Written problem: Everything from the line containing "Write a LaTeX" through the line containing "(951,174) -- (1155,174);" must be written out exactly, and nothing more; leave any pictures out.

Provided entries:
^^^^^^^^

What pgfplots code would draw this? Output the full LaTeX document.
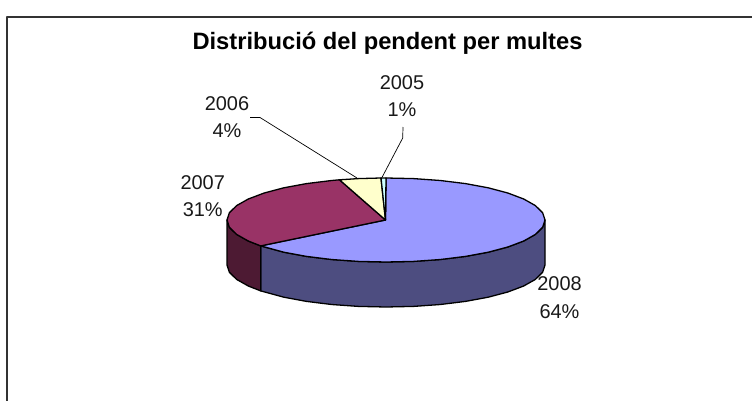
\documentclass[border=0pt]{standalone}
\usepackage{fontspec}
\setmainfont{Liberation Sans}
\usepackage{pgfplots}
\pgfplotsset{compat=1.18}

\definecolor{c2008}{HTML}{9999FF}
\definecolor{c2008side}{HTML}{4D4D80}
\definecolor{c2007}{HTML}{993366}
\definecolor{c2007side}{HTML}{4D1A33}
\definecolor{c2006}{HTML}{FFFFCC}
\definecolor{c2005}{HTML}{CCFFFF}

\tikzset{lab/.style={font=\fontsize{20}{27.5}\selectfont, align=center, inner sep=0pt, text=black!90}}

\begin{document}
\begin{tikzpicture}
\begin{axis}[
    hide axis,
    scale only axis,
    width=752bp,
    height=401bp,
    xmin=0, xmax=752,
    ymin=0, ymax=401,
    y dir=reverse,
    every axis plot/.append style={line join=round},
]

% keep the whole page, hide axis would shrink it to the drawing
\path (axis cs:0,0) -- (axis cs:752,401);

% chart frame (right and bottom edges fall outside the crop)
\addplot[draw=black!80, line width=1.5pt] coordinates {(7,401) (7,17) (752,17)};

% side walls
\addplot[draw=black, line width=1.3pt, fill=c2008side] coordinates {
    (545,220) (542.6,227.3) (535.4,234.4) (523.7,241) (507.8,247) (488.2,252.2)
    (465.5,256.4) (440.4,259.5) (413.6,261.4) (386,262) (358.4,261.4) (331.6,259.5)
    (306.5,256.4) (283.8,252.2) (260.7,245.9)
    (260.7,290.9) (283.8,297.2) (306.5,301.4) (331.6,304.5) (358.4,306.4) (386,307)
    (413.6,306.4) (440.4,304.5) (465.5,301.4) (488.2,297.2) (507.8,292) (523.7,286)
    (535.4,279.4) (542.6,272.3) (545,265)
} -- cycle;
\addplot[draw=black, line width=1.3pt, fill=c2007side] coordinates {
    (260.7,245.9) (248.3,241) (236.6,234.4) (229.4,227.3) (227,220)
    (227,265) (229.4,272.3) (236.6,279.4) (248.3,286) (260.7,290.9)
} -- cycle;

% top face, 2008
\addplot[draw=black, line width=1.3pt, fill=c2008] coordinates {
    (385.5,220) (386,178) (413.6,178.6) (440.4,180.5) (465.5,183.6) (488.2,187.8)
    (507.8,193) (523.7,199) (535.4,205.6) (542.6,212.7) (545,220) (542.6,227.3)
    (535.4,234.4) (523.7,241) (507.8,247) (488.2,252.2) (465.5,256.4) (440.4,259.5)
    (413.6,261.4) (386,262) (358.4,261.4) (331.6,259.5) (306.5,256.4) (283.8,252.2)
    (260.7,245.9)
} -- cycle;
% top face, 2007
\addplot[draw=black, line width=1.3pt, fill=c2007] coordinates {
    (385.5,220) (260.7,245.9) (248.3,241) (236.6,234.4) (229.4,227.3) (227,220)
    (229.4,212.7) (236.6,205.6) (248.3,199) (264.2,193) (283.8,187.8) (306.5,183.6)
    (331.6,180.5) (339.5,179.8)
} -- cycle;
% top face, 2006
\addplot[draw=black, line width=1.3pt, fill=c2006] coordinates {
    (385.5,220) (339.5,179.8) (358.4,178.6) (381,178)
} -- cycle;
% top face, 2005
\addplot[draw=black, line width=1.3pt, fill=c2005] coordinates {
    (385.5,220) (381,178) (386,178)
} -- cycle;

% leader lines
\addplot[draw=black, line width=0.7pt] coordinates {(250,117.5) (260,117.5) (357,178)};
\addplot[draw=black, line width=0.7pt] coordinates {(403,127) (402.7,138) (381.7,178)};

% labels
\node[font=\bfseries\fontsize{23.8}{26}\selectfont, inner sep=0pt] at (axis cs:387.5,43.5) {Distribució del pendent per multes};
\node[lab] at (axis cs:402,96.3) {2005\\1\%};
\node[lab] at (axis cs:227,117.3) {2006\\4\%};
\node[lab] at (axis cs:202.7,196.3) {2007\\31\%};
\node[lab] at (axis cs:559.5,297.5) {2008\\64\%};

\end{axis}
\end{tikzpicture}
\end{document}
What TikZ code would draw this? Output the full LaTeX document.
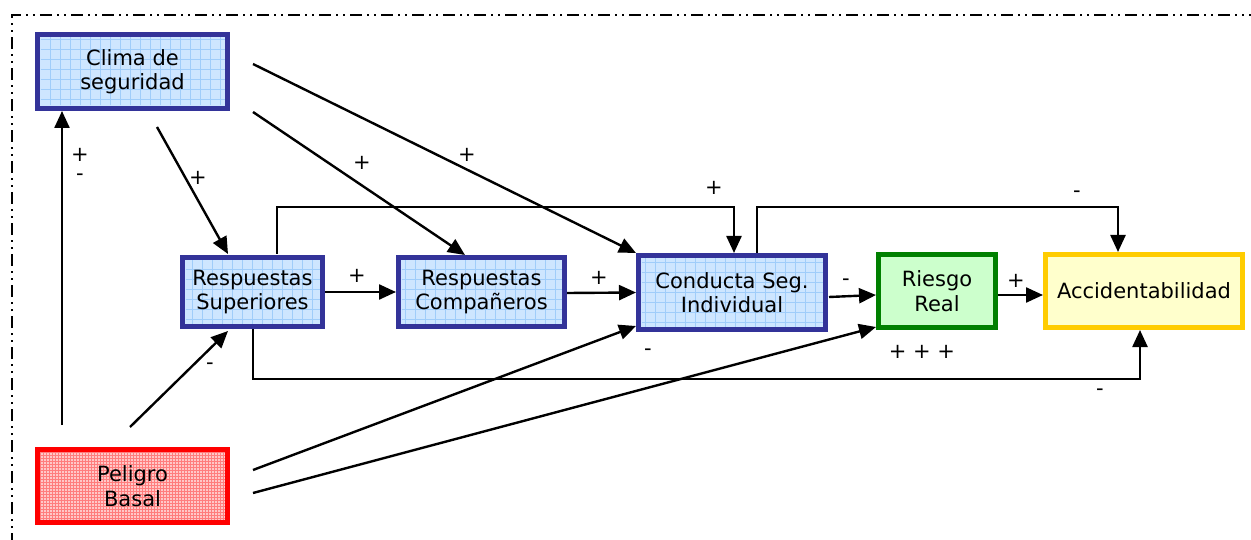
\documentclass[tikz,border=0pt]{standalone}
\usepackage{fontspec}
\setmainfont{DejaVu Sans}
\usetikzlibrary{arrows.meta}
\definecolor{boxblue}{RGB}{51,51,153}
\definecolor{fillblue}{RGB}{206,230,255}
\definecolor{gridblue}{RGB}{160,205,250}
\definecolor{boxgreen}{RGB}{0,128,0}
\definecolor{fillgreen}{RGB}{204,255,204}
\definecolor{boxyellow}{RGB}{255,204,0}
\definecolor{fillyellow}{RGB}{255,255,204}
\definecolor{boxred}{RGB}{255,0,0}
\definecolor{fillred}{RGB}{255,200,200}
\definecolor{gridred}{RGB}{255,125,125}
\tikzset{
  every node/.style={font=\fontsize{21}{24.5}\selectfont, align=center, inner sep=0pt},
  basebox/.style={line width=5pt, draw, rectangle},
  bluebox/.style={basebox, draw=boxblue, fill=fillblue,
    path picture={\draw[gridblue, line width=0.9pt]
      ([xshift=3pt,yshift=3pt]path picture bounding box.south west) grid[step=10pt]
      (path picture bounding box.north east);}},
  redbox/.style={basebox, draw=boxred, fill=fillred,
    path picture={\draw[gridred, line width=0.8pt]
      (path picture bounding box.south west) grid[step=3pt]
      (path picture bounding box.north east);}},
  greenbox/.style={basebox, draw=boxgreen, fill=fillgreen},
  yellowbox/.style={basebox, draw=boxyellow, fill=fillyellow},
  link/.style={line width=2.4pt, -{Triangle[length=17pt,width=15pt]}},
  sign/.style={font=\fontsize{21}{24.5}\selectfont},
  frameline/.style={line width=1.6pt, dash pattern=on 12pt off 5pt on 2pt off 5pt on 2pt off 5pt}
}
\begin{document}
\begin{tikzpicture}[x=1pt,y=-1pt]
  \useasboundingbox (0,0) rectangle (1251,540);
  % surrounding frame
  \draw[frameline] (12,545) -- (12,15) -- (1260,15);

  % boxes
  \node[bluebox, minimum width=190pt, minimum height=74pt] (clima) at (132.5,71.5) {Clima de\\seguridad};
  \node[bluebox, minimum width=140pt, minimum height=69pt] (sup) at (252.5,292) {Respuestas\\Superiores};
  \node[bluebox, minimum width=166pt, minimum height=69pt] (comp) at (481.5,292) {Respuestas\\Compañeros};
  \node[bluebox, minimum width=187pt, minimum height=74pt] (cond) at (732,292.5) {Conducta Seg.\\Individual};
  \node[greenbox, minimum width=117pt, minimum height=73pt] (riesgo) at (937,291) {Riesgo\\Real};
  \node[yellowbox, minimum width=197pt, minimum height=73pt] (acc) at (1144,291) {Accidentabilidad};
  \node[redbox, minimum width=190pt, minimum height=73pt] (pel) at (132.5,486) {Peligro\\Basal};

  % free ends of the connectors
  \coordinate (p1) at (62,425);
  \coordinate (p2) at (130,427);
  \coordinate (p3) at (253,470);
  \coordinate (p4) at (253,493);
  \coordinate (c1) at (157,127);
  \coordinate (c2) at (253,112);
  \coordinate (c3) at (253,64);
  \coordinate (condout) at (829,297);
  \coordinate (riesgoin) at (876,295);
  \coordinate (riesgoout) at (998,295);
  \coordinate (accin) at (1043,295);

  % connectors
  \draw[link] (p1) -- (p1 |- clima.south);
  \draw[link] (p2) -- (228,331);
  \draw[link] (c1) -- (228,254);
  \draw[link] (c2) -- (465,255);
  \draw[link] (c3) -- (636,253);
  \draw[link] (sup.east) -- (comp.west);
  \draw[link] (comp.east) ++(0,1) -- (cond.west);
  \draw[link] (condout) -- (riesgoin);
  \draw[link] (riesgoout) -- (accin);
  \draw[link] (p3) -- (636,326);
  \draw[link] (p4) -- (876,327);
  \draw[link] (277,254) -- (277,207) -- (734,207) -- (734,253);
  \draw[link] (757,253) -- (757,207) -- (1118,207) -- (1118,252);
  \draw[link] (253,329) -- (253,379) -- (1140,379) -- (1140,330);

  % signs
  \node[sign] at (80,155) {+};
  \node[sign] at (80,177) {-};
  \node[sign] at (198,178) {+};
  \node[sign] at (210,366) {-};
  \node[sign] at (362,163) {+};
  \node[sign] at (467,155) {+};
  \node[sign] at (357,276) {+};
  \node[sign] at (599,278) {+};
  \node[sign] at (714,188) {+};
  \node[sign] at (1077,194) {-};
  \node[sign] at (846,282) {-};
  \node[sign] at (1016,281) {+};
  \node[sign] at (648,352) {-};
  \node[sign] at (922,352) {+ + +};
  \node[sign] at (1100,392) {-};
\end{tikzpicture}
\end{document}
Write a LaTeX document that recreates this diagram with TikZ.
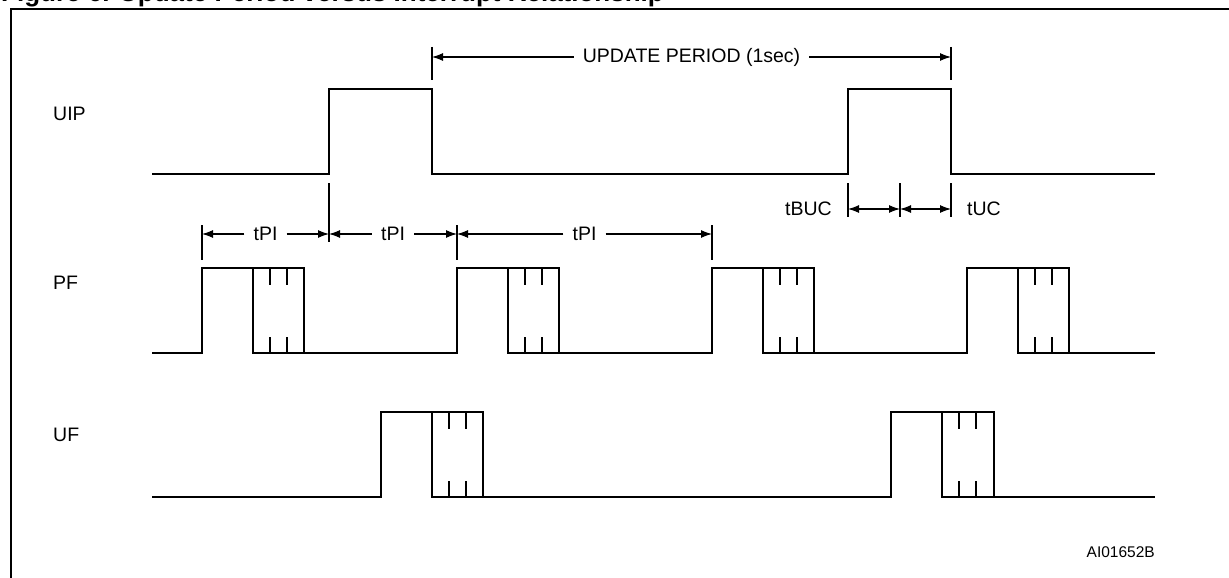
\documentclass[tikz,border=0pt]{standalone}
\usepackage{fontspec}
\setmainfont{Liberation Sans}
\usetikzlibrary{arrows.meta}
\begin{document}
\begin{tikzpicture}[x=1pt,y=-1pt,
  sig/.style={line width=2.4pt},
  frame/.style={line width=2.6pt},
  tickline/.style={line width=1.1pt},
  tickbox/.style={line width=2.2pt},
  dimarr/.style={line width=1.1pt,-{Latex[length=11pt,width=8pt]}},
  dimboth/.style={line width=1.1pt,{Latex[length=11pt,width=8pt]}-{Latex[length=11pt,width=8pt]}},
  lbl/.style={font=\fontsize{19.5}{22}\selectfont, inner sep=0pt},
  dimlbl/.style={font=\fontsize{19.5}{22}\selectfont, inner ysep=0pt, inner xsep=9pt},
  ]
\useasboundingbox (0,0) rectangle (1229,578);
\clip (0,0) rectangle (1229,578);
% title (cut off at the top edge)
\node[anchor=base west, inner sep=0pt, font=\bfseries\fontsize{26}{28}\selectfont] (title) at (1,2) {Figure 6. Update Period versus Interrupt Relationship};
% frame
\draw[frame] (11,580) -- (11,9) -- (1231,9);

% signal labels
\node[lbl, anchor=west] (luip) at (53,114) {UIP};
\node[lbl, anchor=west] (lpf) at (53,283) {PF};
\node[lbl, anchor=west] (luf) at (53,435) {UF};

% UIP
\draw[sig] (152,174) -- (329,174) -- (329,89) -- (432,89) -- (432,174) -- (848,174) -- (848,89) -- (951,89) -- (951,174) -- (1155,174);

% PF
\draw[sig] (152,353) -- (202,353) -- (202,268) -- (304,268) -- (304,353) -- (457,353) -- (457,268) -- (559,268) -- (559,353) -- (712,353) -- (712,268) -- (814,268) -- (814,353) -- (967,353) -- (967,268) -- (1069,268) -- (1069,353) -- (1155,353);
\foreach \r in {202,457,712,967} {
  \draw[sig] (\r+51,268) -- (\r+51,353) -- (\r+102,353);
  \draw[tickbox] (\r+68,268) -- (\r+68,285) (\r+85,268) -- (\r+85,285)
                 (\r+68,353) -- (\r+68,337) (\r+85,353) -- (\r+85,337);
}

% UF
\draw[sig] (152,497) -- (381,497) -- (381,412) -- (483,412) -- (483,497) -- (891,497) -- (891,412) -- (994,412) -- (994,497) -- (1155,497);
\foreach \r in {381,891} {
  \draw[sig] (\r+51,412) -- (\r+51,497) -- (\r+102,497);
  \draw[tickbox] (\r+68,412) -- (\r+68,429) (\r+85,412) -- (\r+85,429)
                 (\r+68,497) -- (\r+68,481) (\r+85,497) -- (\r+85,481);
}

% update period
\draw[tickline] (432,47) -- (432,80) (951,47) -- (951,80);
\coordinate (up1) at (432,57);
\coordinate (up2) at (951,57);
\node[dimlbl] (upd) at (691.5,57) {UPDATE PERIOD (1sec)};
\draw[dimarr] (upd.west) -- (up1);
\draw[dimarr] (upd.east) -- (up2);

% tPI
\draw[tickline] (202,225) -- (202,260) (329,183) -- (329,242) (457,225) -- (457,260) (712,225) -- (712,260);
\coordinate (p1) at (202,234);
\coordinate (p2) at (329,234);
\coordinate (p3) at (457,234);
\coordinate (p4) at (712,234);
\node[dimlbl] (tpi1) at (265.5,234) {tPI};
\node[dimlbl] (tpi2) at (393,234) {tPI};
\node[dimlbl] (tpi3) at (584.5,234) {tPI};
\draw[dimarr] (tpi1.west) -- (p1);
\draw[dimarr] (tpi1.east) -- (p2);
\draw[dimarr] (tpi2.west) -- (p2);
\draw[dimarr] (tpi2.east) -- (p3);
\draw[dimarr] (tpi3.west) -- (p3);
\draw[dimarr] (tpi3.east) -- (p4);

% tBUC / tUC
\draw[tickline] (848,183) -- (848,217) (900,183) -- (900,217) (951,183) -- (951,217);
\coordinate (b1) at (848,209);
\coordinate (b2) at (900,209);
\coordinate (b3) at (951,209);
\draw[dimboth] (b1) -- (b2);
\draw[dimboth] (b2) -- (b3);
\node[lbl, anchor=east] (tbuc) at (832,209) {tBUC};
\node[lbl, anchor=west] (tuc) at (967,209) {tUC};

% figure id
\node[anchor=east, inner sep=0pt, font=\fontsize{15.5}{17}\selectfont] (aid) at (1155,552) {AI01652B};
\end{tikzpicture}
\end{document}
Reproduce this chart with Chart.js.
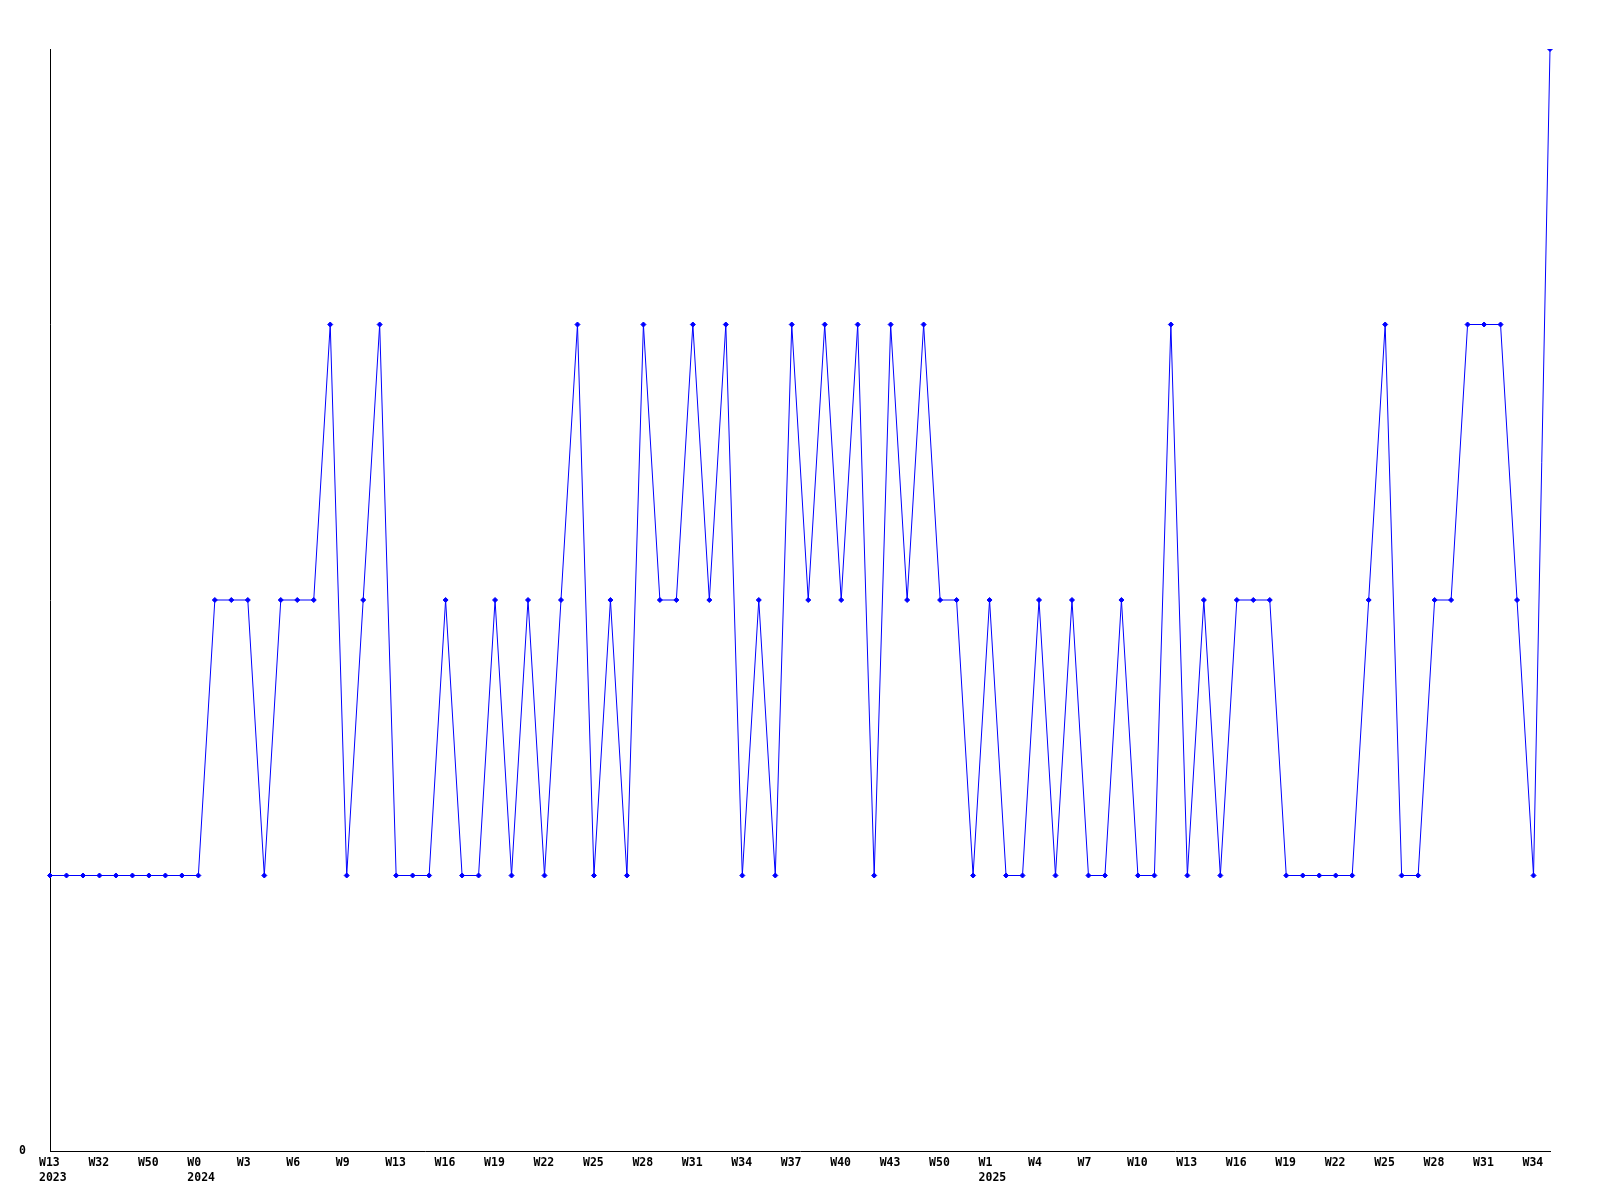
<!DOCTYPE html>
<html>
<head>
<meta charset="utf-8">
<script src="https://cdn.jsdelivr.net/npm/chart.js@4/dist/chart.umd.min.js"></script>
<style>
  html, body { margin: 0; padding: 0; background: #fff; }
  #wrap { width: 1600px; height: 1200px; }
</style>
</head>
<body>
<div id="wrap"><canvas id="chart" width="1600" height="1200"></canvas></div>
<script>
// week of each point (only every third one is printed on the axis)
const weeks = [
    'W13', 'W20', 'W27', 'W32', 'W38', 'W44', 'W50', 'W51', 'W52',
    'W0', 'W1', 'W2', 'W3', 'W4', 'W5', 'W6', 'W7', 'W8', 'W9', 'W11', 'W12',
    'W13', 'W14', 'W15', 'W16', 'W17', 'W18', 'W19', 'W20', 'W21', 'W22', 'W23', 'W24',
    'W25', 'W26', 'W27', 'W28', 'W29', 'W30', 'W31', 'W32', 'W33', 'W34', 'W35', 'W36',
    'W37', 'W38', 'W39', 'W40', 'W41', 'W42', 'W43', 'W45', 'W48',
    'W50', 'W51', 'W52',
    'W1', 'W2', 'W3', 'W4', 'W5', 'W6', 'W7', 'W8', 'W9', 'W10', 'W11', 'W12',
    'W13', 'W14', 'W15', 'W16', 'W17', 'W18', 'W19', 'W20', 'W21', 'W22', 'W23', 'W24',
    'W25', 'W26', 'W27', 'W28', 'W29', 'W30', 'W31', 'W32', 'W33', 'W34', 'W35'
];

// year shown under the first label of each year
const yearStarts = { 0: '2023', 9: '2024', 57: '2025' };

const counts = [
    1, 1, 1, 1, 1, 1, 1, 1, 1, 1,
    2, 2, 2, 1, 2, 2, 2, 3, 1, 2,
    3, 1, 1, 1, 2, 1, 1, 2, 1, 2,
    1, 2, 3, 1, 2, 1, 3, 2, 2, 3,
    2, 3, 1, 2, 1, 3, 2, 3, 2, 3,
    1, 3, 2, 3, 2, 2, 1, 2, 1, 1,
    2, 1, 2, 1, 1, 2, 1, 1, 3, 1,
    2, 1, 2, 2, 2, 1, 1, 1, 1, 1,
    2, 3, 1, 1, 2, 2, 3, 3, 3, 2,
    1, 4
];

const yMax = 4;

const font = { family: 'DejaVu Sans Mono', size: 11.5, weight: 'bold', lineHeight: 1.3 };

new Chart(document.getElementById('chart'), {
    type: 'line',
    data: {
        labels: weeks,
        datasets: [{
            data: counts,
            borderColor: '#0000ff',
            backgroundColor: '#0000ff',
            borderWidth: 1,
            pointStyle: 'rectRot',
            pointRadius: 2.5,
            pointBorderWidth: 1,
            tension: 0
        }]
    },
    options: {
        responsive: false,
        animation: false,
        layout: { padding: { top: 49, right: 50, left: 0, bottom: 0 } },
        plugins: { legend: { display: false }, tooltip: { enabled: false } },
        scales: {
            x: {
                offset: false,
                grid: { display: false, drawTicks: false },
                border: { display: true, color: '#000', width: 1 },
                afterFit: axis => { axis.height = 49; },
                ticks: {
                    autoSkip: false,
                    maxRotation: 0,
                    minRotation: 0,
                    align: 'start',
                    labelOffset: -11,
                    padding: 5,
                    color: '#000',
                    font: font,
                    callback: function (value, index) {
                        if (index % 3 !== 0) return '';
                        const w = this.getLabelForValue(value);
                        return yearStarts[index] ? [w, yearStarts[index]] : w;
                    }
                }
            },
            y: {
                min: 0,
                max: yMax,
                grid: { display: false, drawTicks: false },
                border: { display: true, color: '#000', width: 1 },
                afterFit: axis => { axis.width = 50; },
                afterBuildTicks: axis => { axis.ticks = [{ value: 0 }]; },
                ticks: {
                    padding: 24,
                    color: '#000',
                    font: font,
                    callback: v => String(v)
                }
            }
        }
    }
});
</script>
</body>
</html>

^^^^^^^^

Result of this exercise:
Write a LaTeX document that recreates this diagram with TikZ.
\documentclass[tikz,border=0pt]{standalone}
\usepackage{fontspec}
\setmainfont{Liberation Sans}
\usetikzlibrary{arrows.meta}
\begin{document}
\begin{tikzpicture}[x=1pt,y=-1pt,
  sig/.style={line width=2.4pt},
  frame/.style={line width=2.6pt},
  tickline/.style={line width=1.1pt},
  tickbox/.style={line width=2.2pt},
  dimarr/.style={line width=1.1pt,-{Latex[length=11pt,width=8pt]}},
  dimboth/.style={line width=1.1pt,{Latex[length=11pt,width=8pt]}-{Latex[length=11pt,width=8pt]}},
  lbl/.style={font=\fontsize{19.5}{22}\selectfont, inner sep=0pt},
  dimlbl/.style={font=\fontsize{19.5}{22}\selectfont, inner ysep=0pt, inner xsep=9pt},
  ]
\useasboundingbox (0,0) rectangle (1229,578);
\clip (0,0) rectangle (1229,578);
% title (cut off at the top edge)
\node[anchor=base west, inner sep=0pt, font=\bfseries\fontsize{26}{28}\selectfont] (title) at (1,2) {Figure 6. Update Period versus Interrupt Relationship};
% frame
\draw[frame] (11,580) -- (11,9) -- (1231,9);

% signal labels
\node[lbl, anchor=west] (luip) at (53,114) {UIP};
\node[lbl, anchor=west] (lpf) at (53,283) {PF};
\node[lbl, anchor=west] (luf) at (53,435) {UF};

% UIP
\draw[sig] (152,174) -- (329,174) -- (329,89) -- (432,89) -- (432,174) -- (848,174) -- (848,89) -- (951,89) -- (951,174) -- (1155,174);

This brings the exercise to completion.